- Edited
AndyCap I though the original issue was that 3.9 wasn't aligning to 16?
The original issue is that on clang-3.9
, alignof(float32x4_t)
is 16, and it (probably) generates assembly code that assumes the memory to be aligned. If the memory is not effectively aligned to a 16 bytes boundaries, you get a SIGBUS.
However, when allocating with operator new
an object of a class that contains one or more float32x4_t
, there is no guarantee that these will effectively be allocated with the appropriate alignment. The underlying issue is that according to the C++ standard, the alignment of a pointer returned by operator new
is undefined. Hence the workaround above with a custom allocator. It seems that C++17 offers some more clever support for aligned heap allocation, but I didn't get into the details of that.
What is surprising is that while alignof(float32x4_t)
is 16 bytes on clang-3.9
, it is actually 8 bytes on gcc-6.3
and clang-6.0
. I guess that this could explain the both:
- the performance penalty for gcc-6.3
vs clang-3.9
when using intrinsics
- the lack of SIGBUS on gcc-6.3
: the generated assembly does not make assumptions about alignment that will then be neglected at runtime.
Seeing how this is alignof(float32x4_t)
has become 8 bytes in clang-6.0
, I am afraid this may also come with a performance penalty (but I haven't verified it yet).
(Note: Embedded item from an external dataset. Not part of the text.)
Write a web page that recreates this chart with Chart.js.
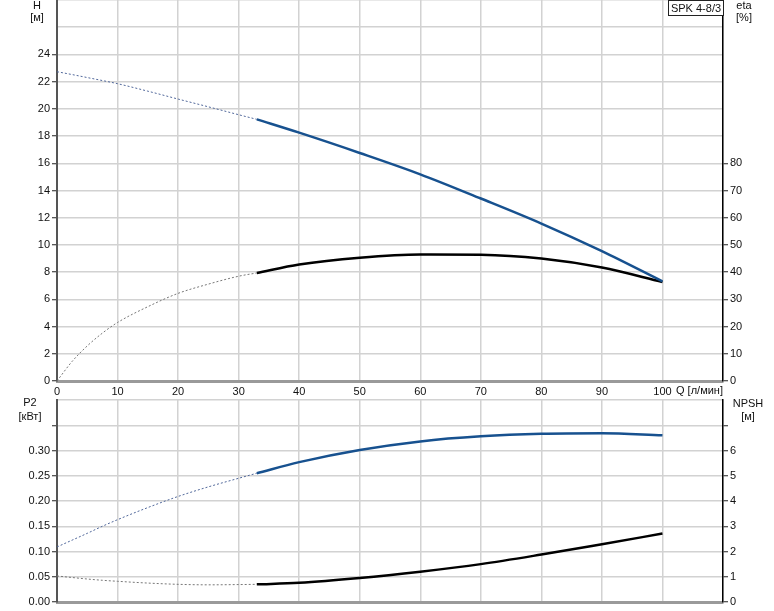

However, I am wondering where that difference comes from, as the arm_neon.h
files for the two versions of clang
provide identical definition for all the neon vector types.
Incidentally, given how the change in alignof
can also change the size of struct
s and class
es, this suggest that header files for libraries should abstract away such classes and structs, so that the library will work fine even if the compiler used to compile it is different from the one used to build the user code that uses it.